Description of the task:
Starting at the top of the listing, extract every line up to and including the one with "plt.rcParams['font.family'] = ['Liberation". Pictures stay out of the copy.

Supplied material:

━━━

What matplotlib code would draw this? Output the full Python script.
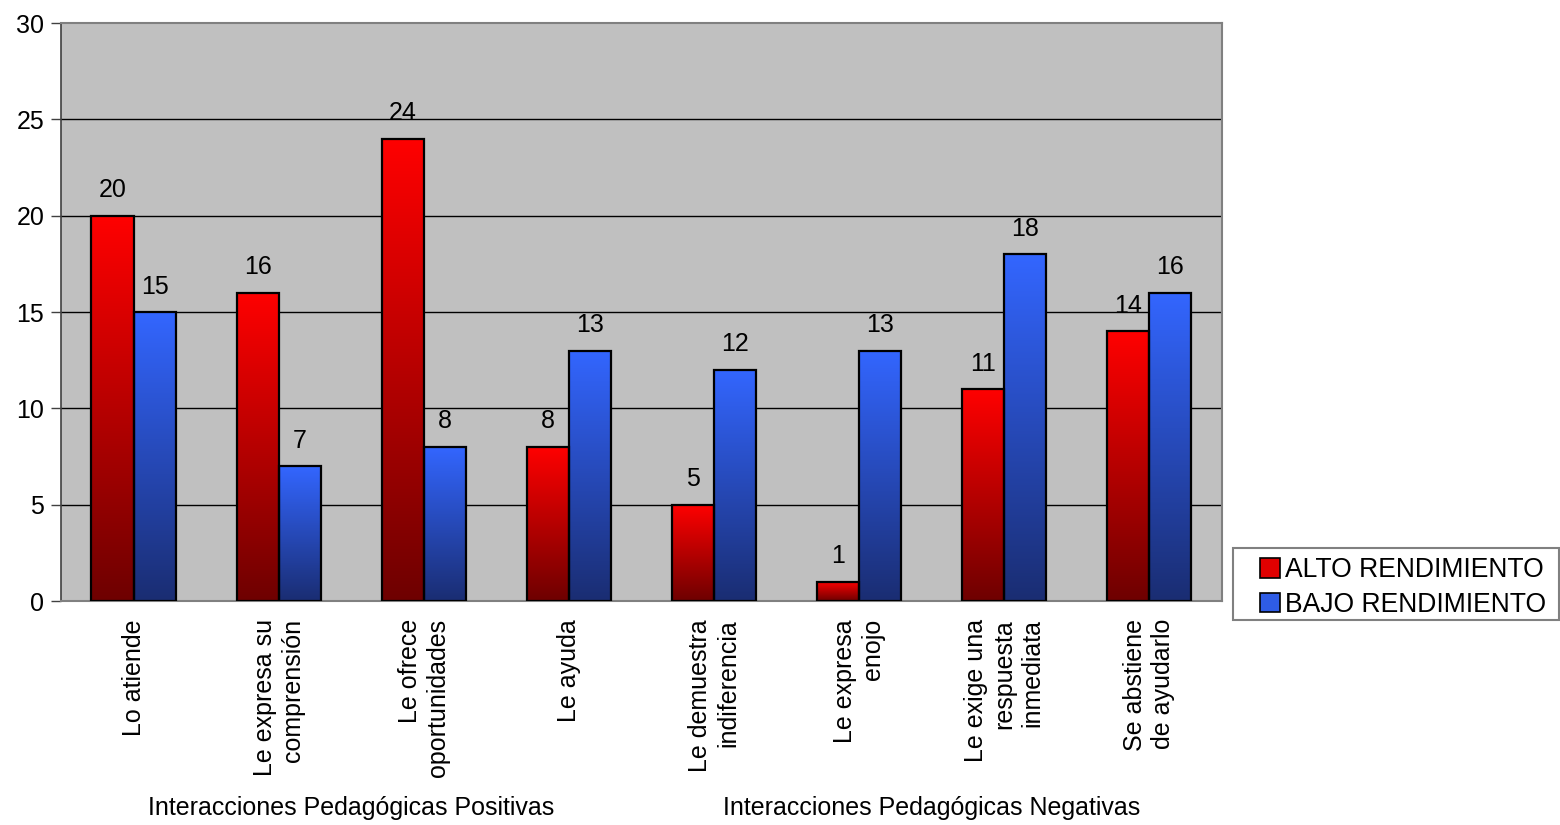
import numpy as np
import matplotlib
matplotlib.use("Agg")
import matplotlib.pyplot as plt
from matplotlib.colors import LinearSegmentedColormap
from matplotlib.patches import Patch, Rectangle
from matplotlib.transforms import blended_transform_factory

plt.rcParams['font.family'] = ['Liberation Sans', 'DejaVu Sans']

categories = [
    "Lo atiende",
    "Le expresa su\ncomprensión",
    "Le ofrece\noportunidades",
    "Le ayuda",
    "Le demuestra\nindiferencia",
    "Le expresa\nenojo",
    "Le exige una\nrespuesta\ninmediata",
    "Se abstiene\nde ayudarlo",
]
alto = [20, 16, 24, 8, 5, 1, 11, 14]
bajo = [15, 7, 8, 13, 12, 13, 18, 16]
series_names = ["ALTO RENDIMIENTO", "BAJO RENDIMIENTO"]
groups = ["Interacciones Pedagógicas Positivas", "Interacciones Pedagógicas Negativas"]
yticks = [0, 5, 10, 15, 20, 25, 30]

FS = 18

red_cmap = LinearSegmentedColormap.from_list("red", ["#6E0000", "#FF0000"])
blue_cmap = LinearSegmentedColormap.from_list("blue", ["#1A2D72", "#3366FF"])

fig = plt.figure(figsize=(15.6, 8.25), dpi=100)
ax = fig.add_axes([0.0391, 0.2715, 0.7442, 0.7006])
ax.set_facecolor("#C0C0C0")

x = np.arange(len(categories))
w = 0.29

grad = np.linspace(0, 1, 256).reshape(-1, 1)
for vals, offset, cmap in [(alto, -w / 2, red_cmap), (bajo, w / 2, blue_cmap)]:
    bars = ax.bar(x + offset, vals, width=w, facecolor="none",
                  edgecolor="black", linewidth=1.6, zorder=4)
    for b, v in zip(bars, vals):
        x0, y0 = b.get_x(), b.get_y()
        ax.imshow(grad, cmap=cmap, origin="lower", aspect="auto",
                  extent=(x0, x0 + b.get_width(), y0, y0 + b.get_height()),
                  zorder=3, interpolation="bilinear")
        ax.text(b.get_x() + b.get_width() / 2, v + 0.7, f"{v}",
                ha="center", va="bottom", fontsize=FS, zorder=5)

ax.set_xlim(-0.5, len(categories) - 0.5)
ax.set_ylim(0, 30)

ax.set_yticks(yticks)
ax.set_yticklabels([str(t) for t in yticks], fontsize=FS)
ax.tick_params(axis="y", direction="out", length=7, width=1, color="#404040", pad=5)
for t in yticks[1:-1]:
    ax.axhline(t, color="black", linewidth=1, zorder=1)

ax.set_xticks(x)
ax.set_xticklabels(categories, rotation=90, fontsize=FS, ha="center",
                   va="top", multialignment="right", linespacing=1.22)
ax.tick_params(axis="x", length=0, pad=13)

for s in ["top", "right", "bottom"]:
    ax.spines[s].set_color("#808080")
    ax.spines[s].set_linewidth(1.5)
ax.spines["left"].set_color("#404040")
ax.spines["left"].set_linewidth(1.2)

trans = blended_transform_factory(ax.transAxes, fig.transFigure)
ax.text(0.25, 0.021, groups[0], transform=trans, ha="center", va="center", fontsize=FS)
ax.text(0.75, 0.021, groups[1], transform=trans, ha="center", va="center", fontsize=FS)

# legend frame
fig.patches.append(Rectangle((0.7904, 0.2485), 0.2090, 0.0873, transform=fig.transFigure,
                             facecolor="white", edgecolor="#808080", linewidth=1.5,
                             zorder=1))
handles = [Patch(facecolor="#E00000", edgecolor="black", linewidth=1.2),
           Patch(facecolor="#2E5CE6", edgecolor="black", linewidth=1.2)]
leg = fig.legend(handles, series_names, loc="center left",
                 bbox_to_anchor=(0.808, 0.288), frameon=False,
                 fontsize=19.1, handlelength=0.74, handleheight=0.74,
                 handletextpad=0.2, borderpad=0, labelspacing=0.32, borderaxespad=0)

fig.savefig("out.png", dpi=100)
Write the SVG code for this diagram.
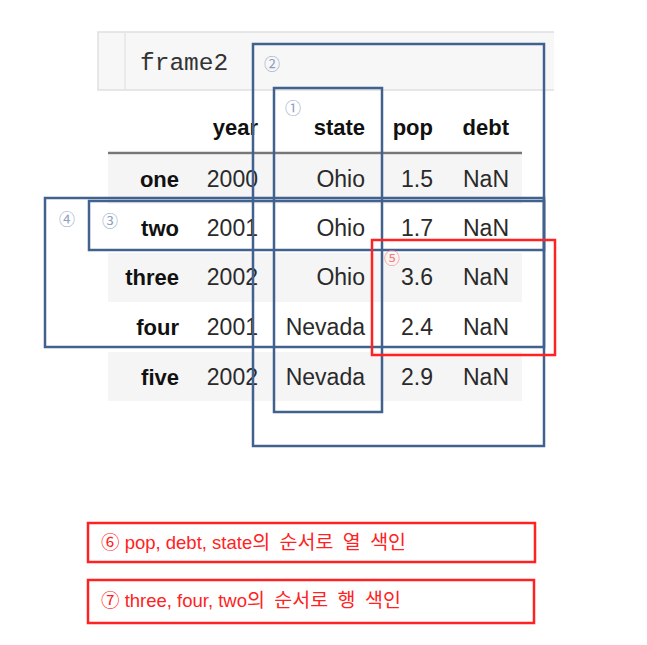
<svg xmlns="http://www.w3.org/2000/svg" width="647" height="645" viewBox="0 0 647 645">
<style>
.bg{fill:#ffffff}
.code{font-family:"Liberation Mono",monospace;font-size:24.5px;fill:#333}
.th{font-family:"Liberation Sans",Arial,sans-serif;font-size:22px;font-weight:bold;fill:#111;text-anchor:end}
.td{font-family:"Liberation Sans",Arial,sans-serif;font-size:23px;fill:#2a2a2a;text-anchor:end}
.stripe{fill:#f5f5f5}
.bbox{fill:none;stroke:#41628f;stroke-width:2.5}
.rbox{fill:none;stroke:#ff2222;stroke-width:2.5}
.num{font-family:"Noto Sans CJK KR","DejaVu Sans",sans-serif;font-size:16px;text-anchor:middle;dominant-baseline:central}
.nb{fill:#8ea2bf}
.nr{fill:#ff7a7a}
.note{font-family:"Liberation Sans","Noto Sans CJK KR",sans-serif;font-size:18.5px;fill:#ff2222}
.ko{font-size:19.5px;word-spacing:4px}
</style>
<rect class="bg" x="0" y="0" width="647" height="645"/>
<g id="code-cell">
<rect x="98" y="32" width="456" height="58" fill="#f7f7f7"/>
<path d="M554,32 H98 V90 H554" fill="none" stroke="#e0e0e0" stroke-width="1.5"/>
<line x1="125" y1="33" x2="125" y2="89" stroke="#e6e6e6" stroke-width="1.5"/>
<text class="code" x="140" y="70">frame2</text>
</g>
<g id="table">
<rect class="stripe" x="108" y="155" width="414" height="49"/>
<rect class="stripe" x="108" y="253" width="414" height="49"/>
<rect class="stripe" x="108" y="352" width="414" height="49"/>
<line x1="108" y1="153" x2="522" y2="153" stroke="#777" stroke-width="2.5"/>
<text class="th" x="258" y="135">year</text>
<text class="th" x="365" y="135">state</text>
<text class="th" x="433" y="135">pop</text>
<text class="th" x="509" y="135">debt</text>
<text class="th" x="179" y="187">one</text>
<text class="td" x="258" y="187">2000</text>
<text class="td" x="365" y="187">Ohio</text>
<text class="td" x="433" y="187">1.5</text>
<text class="td" x="509" y="187">NaN</text>
<text class="th" x="179" y="236">two</text>
<text class="td" x="258" y="236">2001</text>
<text class="td" x="365" y="236">Ohio</text>
<text class="td" x="433" y="236">1.7</text>
<text class="td" x="509" y="236">NaN</text>
<text class="th" x="179" y="285">three</text>
<text class="td" x="258" y="285">2002</text>
<text class="td" x="365" y="285">Ohio</text>
<text class="td" x="433" y="285">3.6</text>
<text class="td" x="509" y="285">NaN</text>
<text class="th" x="179" y="335">four</text>
<text class="td" x="258" y="335">2001</text>
<text class="td" x="365" y="335">Nevada</text>
<text class="td" x="433" y="335">2.4</text>
<text class="td" x="509" y="335">NaN</text>
<text class="th" x="179" y="385">five</text>
<text class="td" x="258" y="385">2002</text>
<text class="td" x="365" y="385">Nevada</text>
<text class="td" x="433" y="385">2.9</text>
<text class="td" x="509" y="385">NaN</text>
</g>
<g id="box1">
<rect class="bbox" x="274" y="88" width="108" height="324"/>
<text class="num nb" x="293" y="107">①</text>
</g>
<g id="box2">
<rect class="bbox" x="253" y="44" width="291" height="402"/>
<text class="num nb" x="272" y="63">②</text>
</g>
<g id="box4">
<rect class="bbox" x="45" y="198" width="499" height="149"/>
<text class="num nb" x="67" y="218">④</text>
</g>
<g id="box3">
<rect class="bbox" x="89" y="201" width="455" height="49"/>
<text class="num nb" x="110" y="220">③</text>
</g>
<g id="box5">
<rect class="rbox" x="372" y="240" width="183" height="115"/>
<text class="num nr" x="392" y="257">⑤</text>
</g>
<g id="note6">
<rect class="rbox" x="88" y="523" width="447" height="39"/>
<text class="note" x="101" y="549">⑥ pop, debt, state<tspan class="ko">의 순서로 열 색인</tspan></text>
</g>
<g id="note7">
<rect class="rbox" x="88" y="580" width="446" height="43"/>
<text class="note" x="101" y="607">⑦ three, four, two<tspan class="ko">의 순서로 행 색인</tspan></text>
</g>
<g id="connectors"></g>
</svg>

━━━

Solution below:
What matplotlib code would draw this? Output the full Python script.
import numpy as np
import matplotlib
matplotlib.use("Agg")
import matplotlib.pyplot as plt
from matplotlib.colors import LinearSegmentedColormap
from matplotlib.patches import Patch, Rectangle
from matplotlib.transforms import blended_transform_factory

plt.rcParams['font.family'] = ['Liberation Sans', 'DejaVu Sans']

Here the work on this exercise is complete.